> EXERCISE DIRECTIONS
Pictures stay out of the copy; restate everything else in the material exactly.

> INFORMATION PROVIDED
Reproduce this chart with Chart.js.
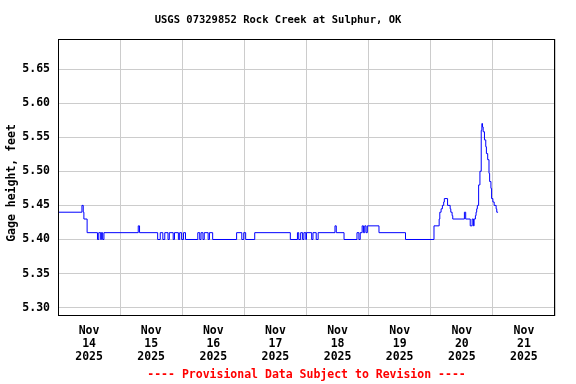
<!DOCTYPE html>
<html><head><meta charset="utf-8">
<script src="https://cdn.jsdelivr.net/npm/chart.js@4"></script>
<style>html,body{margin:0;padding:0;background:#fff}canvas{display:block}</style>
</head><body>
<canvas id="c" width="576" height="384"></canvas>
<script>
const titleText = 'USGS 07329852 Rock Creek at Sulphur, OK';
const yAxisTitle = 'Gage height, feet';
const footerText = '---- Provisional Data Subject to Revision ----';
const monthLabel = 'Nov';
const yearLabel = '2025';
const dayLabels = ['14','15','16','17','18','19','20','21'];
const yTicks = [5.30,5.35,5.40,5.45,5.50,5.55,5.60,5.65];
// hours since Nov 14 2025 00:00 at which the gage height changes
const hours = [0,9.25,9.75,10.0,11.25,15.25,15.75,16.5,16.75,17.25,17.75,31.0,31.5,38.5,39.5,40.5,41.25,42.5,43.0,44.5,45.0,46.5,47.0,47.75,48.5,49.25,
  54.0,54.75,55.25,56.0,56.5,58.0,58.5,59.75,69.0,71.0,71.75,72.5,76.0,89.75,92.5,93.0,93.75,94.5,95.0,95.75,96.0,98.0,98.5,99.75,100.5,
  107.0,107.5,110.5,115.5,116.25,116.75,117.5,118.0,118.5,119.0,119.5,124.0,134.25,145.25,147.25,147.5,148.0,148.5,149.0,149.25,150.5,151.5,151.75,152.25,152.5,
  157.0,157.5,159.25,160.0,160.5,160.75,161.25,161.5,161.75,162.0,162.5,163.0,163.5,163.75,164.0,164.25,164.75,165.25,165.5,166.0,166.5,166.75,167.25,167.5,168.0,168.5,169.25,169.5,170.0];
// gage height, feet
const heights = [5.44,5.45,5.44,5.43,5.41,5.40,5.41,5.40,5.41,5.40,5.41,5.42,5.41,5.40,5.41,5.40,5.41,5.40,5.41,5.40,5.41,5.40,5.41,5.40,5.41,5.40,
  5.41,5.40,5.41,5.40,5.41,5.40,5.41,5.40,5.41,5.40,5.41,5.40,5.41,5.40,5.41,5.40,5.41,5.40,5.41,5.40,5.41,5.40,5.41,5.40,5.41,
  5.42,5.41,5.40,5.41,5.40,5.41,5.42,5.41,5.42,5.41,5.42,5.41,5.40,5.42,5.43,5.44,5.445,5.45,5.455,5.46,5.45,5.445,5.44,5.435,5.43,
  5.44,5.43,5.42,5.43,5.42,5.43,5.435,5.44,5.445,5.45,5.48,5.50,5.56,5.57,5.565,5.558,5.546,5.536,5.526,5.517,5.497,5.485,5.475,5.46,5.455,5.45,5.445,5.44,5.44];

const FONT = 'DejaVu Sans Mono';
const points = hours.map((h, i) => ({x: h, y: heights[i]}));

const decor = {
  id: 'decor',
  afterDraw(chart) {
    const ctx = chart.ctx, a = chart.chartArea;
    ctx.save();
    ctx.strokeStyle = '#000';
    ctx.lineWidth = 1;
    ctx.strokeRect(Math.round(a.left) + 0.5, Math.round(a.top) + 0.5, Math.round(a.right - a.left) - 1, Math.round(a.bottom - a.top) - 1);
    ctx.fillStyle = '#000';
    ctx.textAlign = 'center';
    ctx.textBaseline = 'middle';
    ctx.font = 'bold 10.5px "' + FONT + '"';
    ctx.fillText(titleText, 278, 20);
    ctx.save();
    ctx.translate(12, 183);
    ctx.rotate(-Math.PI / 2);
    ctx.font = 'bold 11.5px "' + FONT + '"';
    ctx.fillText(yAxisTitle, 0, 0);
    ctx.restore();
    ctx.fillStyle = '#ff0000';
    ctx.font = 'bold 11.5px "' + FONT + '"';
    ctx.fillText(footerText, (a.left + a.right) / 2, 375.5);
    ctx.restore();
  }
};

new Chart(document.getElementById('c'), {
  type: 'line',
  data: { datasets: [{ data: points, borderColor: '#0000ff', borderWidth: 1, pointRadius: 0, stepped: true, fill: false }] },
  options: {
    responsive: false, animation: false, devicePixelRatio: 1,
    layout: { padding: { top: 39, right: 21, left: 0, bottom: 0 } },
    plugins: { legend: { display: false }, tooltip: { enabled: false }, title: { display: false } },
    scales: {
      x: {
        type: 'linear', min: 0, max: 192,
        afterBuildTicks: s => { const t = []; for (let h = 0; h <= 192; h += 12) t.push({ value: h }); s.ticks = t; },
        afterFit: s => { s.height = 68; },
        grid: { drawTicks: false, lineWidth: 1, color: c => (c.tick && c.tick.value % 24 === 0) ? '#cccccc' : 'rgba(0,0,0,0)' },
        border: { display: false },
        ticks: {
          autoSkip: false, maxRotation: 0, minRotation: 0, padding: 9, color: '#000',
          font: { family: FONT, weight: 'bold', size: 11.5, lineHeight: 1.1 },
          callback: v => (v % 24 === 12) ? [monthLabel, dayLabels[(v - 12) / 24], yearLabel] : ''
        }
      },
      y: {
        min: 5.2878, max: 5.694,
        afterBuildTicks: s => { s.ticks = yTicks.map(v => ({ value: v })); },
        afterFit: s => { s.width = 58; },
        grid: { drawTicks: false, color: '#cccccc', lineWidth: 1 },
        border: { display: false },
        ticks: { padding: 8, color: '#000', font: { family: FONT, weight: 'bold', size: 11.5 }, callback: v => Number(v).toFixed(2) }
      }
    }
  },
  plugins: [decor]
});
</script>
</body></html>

> SOLUTION FOR THIS PROBLEM
Reproduce this chart with Chart.js.
<!DOCTYPE html>
<html><head><meta charset="utf-8">
<script src="https://cdn.jsdelivr.net/npm/chart.js@4"></script>
<style>html,body{margin:0;padding:0;background:#fff}canvas{display:block}</style>
</head><body>
<canvas id="c" width="576" height="384"></canvas>
<script>
const titleText = 'USGS 07329852 Rock Creek at Sulphur, OK';
const yAxisTitle = 'Gage height, feet';
const footerText = '---- Provisional Data Subject to Revision ----';
const monthLabel = 'Nov';
const yearLabel = '2025';
const dayLabels = ['14','15','16','17','18','19','20','21'];
const yTicks = [5.30,5.35,5.40,5.45,5.50,5.55,5.60,5.65];
// hours since Nov 14 2025 00:00 at which the gage height changes
const hours = [0,9.25,9.75,10.0,11.25,15.25,15.75,16.5,16.75,17.25,17.75,31.0,31.5,38.5,39.5,40.5,41.25,42.5,43.0,44.5,45.0,46.5,47.0,47.75,48.5,49.25,
  54.0,54.75,55.25,56.0,56.5,58.0,58.5,59.75,69.0,71.0,71.75,72.5,76.0,89.75,92.5,93.0,93.75,94.5,95.0,95.75,96.0,98.0,98.5,99.75,100.5,
  107.0,107.5,110.5,115.5,116.25,116.75,117.5,118.0,118.5,119.0,119.5,124.0,134.25,145.25,147.25,147.5,148.0,148.5,149.0,149.25,150.5,151.5,151.75,152.25,152.5,
  157.0,157.5,159.25,160.0,160.5,160.75,161.25,161.5,161.75,162.0,162.5,163.0,163.5,163.75,164.0,164.25,164.75,165.25,165.5,166.0,166.5,166.75,167.25,167.5,168.0,168.5,169.25,169.5,170.0];
// gage height, feet
const heights = [5.44,5.45,5.44,5.43,5.41,5.40,5.41,5.40,5.41,5.40,5.41,5.42,5.41,5.40,5.41,5.40,5.41,5.40,5.41,5.40,5.41,5.40,5.41,5.40,5.41,5.40,
  5.41,5.40,5.41,5.40,5.41,5.40,5.41,5.40,5.41,5.40,5.41,5.40,5.41,5.40,5.41,5.40,5.41,5.40,5.41,5.40,5.41,5.40,5.41,5.40,5.41,
  5.42,5.41,5.40,5.41,5.40,5.41,5.42,5.41,5.42,5.41,5.42,5.41,5.40,5.42,5.43,5.44,5.445,5.45,5.455,5.46,5.45,5.445,5.44,5.435,5.43,
  5.44,5.43,5.42,5.43,5.42,5.43,5.435,5.44,5.445,5.45,5.48,5.50,5.56,5.57,5.565,5.558,5.546,5.536,5.526,5.517,5.497,5.485,5.475,5.46,5.455,5.45,5.445,5.44,5.44];

const FONT = 'DejaVu Sans Mono';
const points = hours.map((h, i) => ({x: h, y: heights[i]}));

const decor = {
  id: 'decor',
  afterDraw(chart) {
    const ctx = chart.ctx, a = chart.chartArea;
    ctx.save();
    ctx.strokeStyle = '#000';
    ctx.lineWidth = 1;
    ctx.strokeRect(Math.round(a.left) + 0.5, Math.round(a.top) + 0.5, Math.round(a.right - a.left) - 1, Math.round(a.bottom - a.top) - 1);
    ctx.fillStyle = '#000';
    ctx.textAlign = 'center';
    ctx.textBaseline = 'middle';
    ctx.font = 'bold 10.5px "' + FONT + '"';
    ctx.fillText(titleText, 278, 20);
    ctx.save();
    ctx.translate(12, 183);
    ctx.rotate(-Math.PI / 2);
    ctx.font = 'bold 11.5px "' + FONT + '"';
    ctx.fillText(yAxisTitle, 0, 0);
    ctx.restore();
    ctx.fillStyle = '#ff0000';
    ctx.font = 'bold 11.5px "' + FONT + '"';
    ctx.fillText(footerText, (a.left + a.right) / 2, 375.5);
    ctx.restore();
  }
};

new Chart(document.getElementById('c'), {
  type: 'line',
  data: { datasets: [{ data: points, borderColor: '#0000ff', borderWidth: 1, pointRadius: 0, stepped: true, fill: false }] },
  options: {
    responsive: false, animation: false, devicePixelRatio: 1,
    layout: { padding: { top: 39, right: 21, left: 0, bottom: 0 } },
    plugins: { legend: { display: false }, tooltip: { enabled: false }, title: { display: false } },
    scales: {
      x: {
        type: 'linear', min: 0, max: 192,
        afterBuildTicks: s => { const t = []; for (let h = 0; h <= 192; h += 12) t.push({ value: h }); s.ticks = t; },
        afterFit: s => { s.height = 68; },
        grid: { drawTicks: false, lineWidth: 1, color: c => (c.tick && c.tick.value % 24 === 0) ? '#cccccc' : 'rgba(0,0,0,0)' },
        border: { display: false },
        ticks: {
          autoSkip: false, maxRotation: 0, minRotation: 0, padding: 9, color: '#000',
          font: { family: FONT, weight: 'bold', size: 11.5, lineHeight: 1.1 },
          callback: v => (v % 24 === 12) ? [monthLabel, dayLabels[(v - 12) / 24], yearLabel] : ''
        }
      },
      y: {
        min: 5.2878, max: 5.694,
        afterBuildTicks: s => { s.ticks = yTicks.map(v => ({ value: v })); },
        afterFit: s => { s.width = 58; },
        grid: { drawTicks: false, color: '#cccccc', lineWidth: 1 },
        border: { display: false },
        ticks: { padding: 8, color: '#000', font: { family: FONT, weight: 'bold', size: 11.5 }, callback: v => Number(v).toFixed(2) }
      }
    }
  },
  plugins: [decor]
});
</script>
</body></html>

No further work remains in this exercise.